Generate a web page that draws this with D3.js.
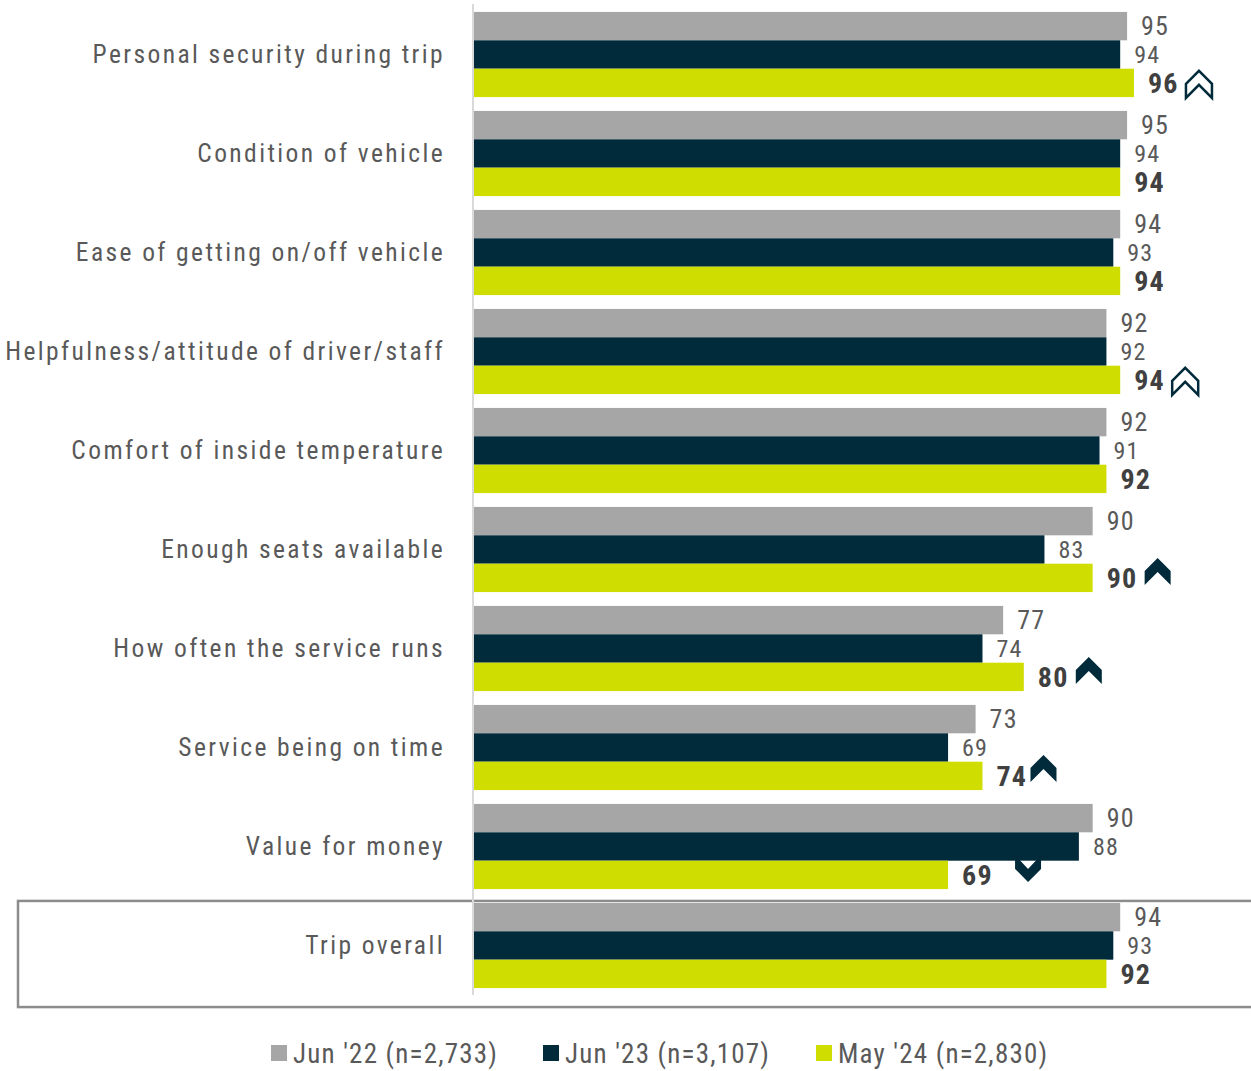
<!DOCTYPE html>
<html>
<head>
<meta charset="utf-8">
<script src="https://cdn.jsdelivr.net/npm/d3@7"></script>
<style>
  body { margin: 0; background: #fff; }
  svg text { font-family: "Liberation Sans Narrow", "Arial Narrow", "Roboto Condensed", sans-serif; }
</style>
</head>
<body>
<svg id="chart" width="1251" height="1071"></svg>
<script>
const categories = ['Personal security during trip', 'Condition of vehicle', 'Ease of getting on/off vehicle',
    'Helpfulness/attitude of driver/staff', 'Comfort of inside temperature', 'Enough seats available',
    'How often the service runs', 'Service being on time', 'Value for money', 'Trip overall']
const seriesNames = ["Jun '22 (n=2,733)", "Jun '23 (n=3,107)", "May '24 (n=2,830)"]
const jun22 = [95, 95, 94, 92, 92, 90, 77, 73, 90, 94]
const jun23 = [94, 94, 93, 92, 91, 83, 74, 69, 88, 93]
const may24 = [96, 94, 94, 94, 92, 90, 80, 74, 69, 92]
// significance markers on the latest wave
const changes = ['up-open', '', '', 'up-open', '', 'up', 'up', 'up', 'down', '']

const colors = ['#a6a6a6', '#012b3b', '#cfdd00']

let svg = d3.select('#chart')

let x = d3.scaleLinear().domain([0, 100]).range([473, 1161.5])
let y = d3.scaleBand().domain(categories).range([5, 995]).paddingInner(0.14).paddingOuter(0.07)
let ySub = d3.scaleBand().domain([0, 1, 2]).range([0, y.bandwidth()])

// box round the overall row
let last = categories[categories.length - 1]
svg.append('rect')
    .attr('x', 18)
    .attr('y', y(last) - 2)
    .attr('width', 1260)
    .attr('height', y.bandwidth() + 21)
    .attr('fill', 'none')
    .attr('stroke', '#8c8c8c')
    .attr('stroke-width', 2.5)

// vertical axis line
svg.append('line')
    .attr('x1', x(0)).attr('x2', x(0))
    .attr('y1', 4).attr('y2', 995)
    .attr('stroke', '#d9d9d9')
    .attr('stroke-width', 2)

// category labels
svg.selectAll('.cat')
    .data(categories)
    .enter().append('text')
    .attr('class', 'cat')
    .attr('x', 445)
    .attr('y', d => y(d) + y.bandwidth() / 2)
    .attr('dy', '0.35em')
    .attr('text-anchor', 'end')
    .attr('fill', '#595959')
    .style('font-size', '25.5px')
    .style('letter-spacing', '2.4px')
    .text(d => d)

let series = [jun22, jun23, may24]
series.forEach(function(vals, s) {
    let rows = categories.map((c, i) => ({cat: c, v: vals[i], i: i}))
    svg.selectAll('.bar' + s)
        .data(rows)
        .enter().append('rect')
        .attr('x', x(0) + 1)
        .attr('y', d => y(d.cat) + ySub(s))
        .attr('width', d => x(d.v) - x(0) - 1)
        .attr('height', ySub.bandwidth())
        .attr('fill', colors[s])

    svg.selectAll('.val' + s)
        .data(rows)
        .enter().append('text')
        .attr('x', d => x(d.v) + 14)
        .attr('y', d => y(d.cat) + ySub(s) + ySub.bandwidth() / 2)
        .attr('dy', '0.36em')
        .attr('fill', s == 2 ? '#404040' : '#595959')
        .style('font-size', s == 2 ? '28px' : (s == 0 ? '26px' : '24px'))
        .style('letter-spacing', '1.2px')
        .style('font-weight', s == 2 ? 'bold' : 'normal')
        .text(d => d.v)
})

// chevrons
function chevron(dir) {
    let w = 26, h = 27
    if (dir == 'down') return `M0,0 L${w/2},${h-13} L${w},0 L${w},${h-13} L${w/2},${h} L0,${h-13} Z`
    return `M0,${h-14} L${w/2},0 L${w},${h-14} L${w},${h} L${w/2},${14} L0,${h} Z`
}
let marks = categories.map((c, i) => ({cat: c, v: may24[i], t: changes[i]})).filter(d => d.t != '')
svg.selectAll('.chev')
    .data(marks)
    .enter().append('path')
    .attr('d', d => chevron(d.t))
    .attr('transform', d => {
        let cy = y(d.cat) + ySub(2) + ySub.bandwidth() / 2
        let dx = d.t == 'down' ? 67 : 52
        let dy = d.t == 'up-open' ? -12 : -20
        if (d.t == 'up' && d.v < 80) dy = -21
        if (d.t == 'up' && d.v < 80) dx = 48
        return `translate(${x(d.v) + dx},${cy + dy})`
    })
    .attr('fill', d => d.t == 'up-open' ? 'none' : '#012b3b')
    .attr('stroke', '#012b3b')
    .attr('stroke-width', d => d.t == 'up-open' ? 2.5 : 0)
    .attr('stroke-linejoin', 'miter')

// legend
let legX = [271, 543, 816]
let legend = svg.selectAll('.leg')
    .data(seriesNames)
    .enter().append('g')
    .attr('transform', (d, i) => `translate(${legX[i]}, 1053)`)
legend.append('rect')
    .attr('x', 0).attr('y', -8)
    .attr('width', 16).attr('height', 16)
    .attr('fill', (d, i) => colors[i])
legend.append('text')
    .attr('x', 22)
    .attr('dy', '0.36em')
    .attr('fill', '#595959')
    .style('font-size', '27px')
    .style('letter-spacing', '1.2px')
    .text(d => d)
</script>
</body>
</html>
######
All of the data needs repeating exactly, but the pictures do not.

# Exercise result
Generate a web page that draws this with D3.js.
<!DOCTYPE html>
<html>
<head>
<meta charset="utf-8">
<script src="https://cdn.jsdelivr.net/npm/d3@7"></script>
<style>
  body { margin: 0; background: #fff; }
  svg text { font-family: "Liberation Sans Narrow", "Arial Narrow", "Roboto Condensed", sans-serif; }
</style>
</head>
<body>
<svg id="chart" width="1251" height="1071"></svg>
<script>
const categories = ['Personal security during trip', 'Condition of vehicle', 'Ease of getting on/off vehicle',
    'Helpfulness/attitude of driver/staff', 'Comfort of inside temperature', 'Enough seats available',
    'How often the service runs', 'Service being on time', 'Value for money', 'Trip overall']
const seriesNames = ["Jun '22 (n=2,733)", "Jun '23 (n=3,107)", "May '24 (n=2,830)"]
const jun22 = [95, 95, 94, 92, 92, 90, 77, 73, 90, 94]
const jun23 = [94, 94, 93, 92, 91, 83, 74, 69, 88, 93]
const may24 = [96, 94, 94, 94, 92, 90, 80, 74, 69, 92]
// significance markers on the latest wave
const changes = ['up-open', '', '', 'up-open', '', 'up', 'up', 'up', 'down', '']

const colors = ['#a6a6a6', '#012b3b', '#cfdd00']

let svg = d3.select('#chart')

let x = d3.scaleLinear().domain([0, 100]).range([473, 1161.5])
let y = d3.scaleBand().domain(categories).range([5, 995]).paddingInner(0.14).paddingOuter(0.07)
let ySub = d3.scaleBand().domain([0, 1, 2]).range([0, y.bandwidth()])

// box round the overall row
let last = categories[categories.length - 1]
svg.append('rect')
    .attr('x', 18)
    .attr('y', y(last) - 2)
    .attr('width', 1260)
    .attr('height', y.bandwidth() + 21)
    .attr('fill', 'none')
    .attr('stroke', '#8c8c8c')
    .attr('stroke-width', 2.5)

// vertical axis line
svg.append('line')
    .attr('x1', x(0)).attr('x2', x(0))
    .attr('y1', 4).attr('y2', 995)
    .attr('stroke', '#d9d9d9')
    .attr('stroke-width', 2)

// category labels
svg.selectAll('.cat')
    .data(categories)
    .enter().append('text')
    .attr('class', 'cat')
    .attr('x', 445)
    .attr('y', d => y(d) + y.bandwidth() / 2)
    .attr('dy', '0.35em')
    .attr('text-anchor', 'end')
    .attr('fill', '#595959')
    .style('font-size', '25.5px')
    .style('letter-spacing', '2.4px')
    .text(d => d)

let series = [jun22, jun23, may24]
series.forEach(function(vals, s) {
    let rows = categories.map((c, i) => ({cat: c, v: vals[i], i: i}))
    svg.selectAll('.bar' + s)
        .data(rows)
        .enter().append('rect')
        .attr('x', x(0) + 1)
        .attr('y', d => y(d.cat) + ySub(s))
        .attr('width', d => x(d.v) - x(0) - 1)
        .attr('height', ySub.bandwidth())
        .attr('fill', colors[s])

    svg.selectAll('.val' + s)
        .data(rows)
        .enter().append('text')
        .attr('x', d => x(d.v) + 14)
        .attr('y', d => y(d.cat) + ySub(s) + ySub.bandwidth() / 2)
        .attr('dy', '0.36em')
        .attr('fill', s == 2 ? '#404040' : '#595959')
        .style('font-size', s == 2 ? '28px' : (s == 0 ? '26px' : '24px'))
        .style('letter-spacing', '1.2px')
        .style('font-weight', s == 2 ? 'bold' : 'normal')
        .text(d => d.v)
})

// chevrons
function chevron(dir) {
    let w = 26, h = 27
    if (dir == 'down') return `M0,0 L${w/2},${h-13} L${w},0 L${w},${h-13} L${w/2},${h} L0,${h-13} Z`
    return `M0,${h-14} L${w/2},0 L${w},${h-14} L${w},${h} L${w/2},${14} L0,${h} Z`
}
let marks = categories.map((c, i) => ({cat: c, v: may24[i], t: changes[i]})).filter(d => d.t != '')
svg.selectAll('.chev')
    .data(marks)
    .enter().append('path')
    .attr('d', d => chevron(d.t))
    .attr('transform', d => {
        let cy = y(d.cat) + ySub(2) + ySub.bandwidth() / 2
        let dx = d.t == 'down' ? 67 : 52
        let dy = d.t == 'up-open' ? -12 : -20
        if (d.t == 'up' && d.v < 80) dy = -21
        if (d.t == 'up' && d.v < 80) dx = 48
        return `translate(${x(d.v) + dx},${cy + dy})`
    })
    .attr('fill', d => d.t == 'up-open' ? 'none' : '#012b3b')
    .attr('stroke', '#012b3b')
    .attr('stroke-width', d => d.t == 'up-open' ? 2.5 : 0)
    .attr('stroke-linejoin', 'miter')

// legend
let legX = [271, 543, 816]
let legend = svg.selectAll('.leg')
    .data(seriesNames)
    .enter().append('g')
    .attr('transform', (d, i) => `translate(${legX[i]}, 1053)`)
legend.append('rect')
    .attr('x', 0).attr('y', -8)
    .attr('width', 16).attr('height', 16)
    .attr('fill', (d, i) => colors[i])
legend.append('text')
    .attr('x', 22)
    .attr('dy', '0.36em')
    .attr('fill', '#595959')
    .style('font-size', '27px')
    .style('letter-spacing', '1.2px')
    .text(d => d)
</script>
</body>
</html>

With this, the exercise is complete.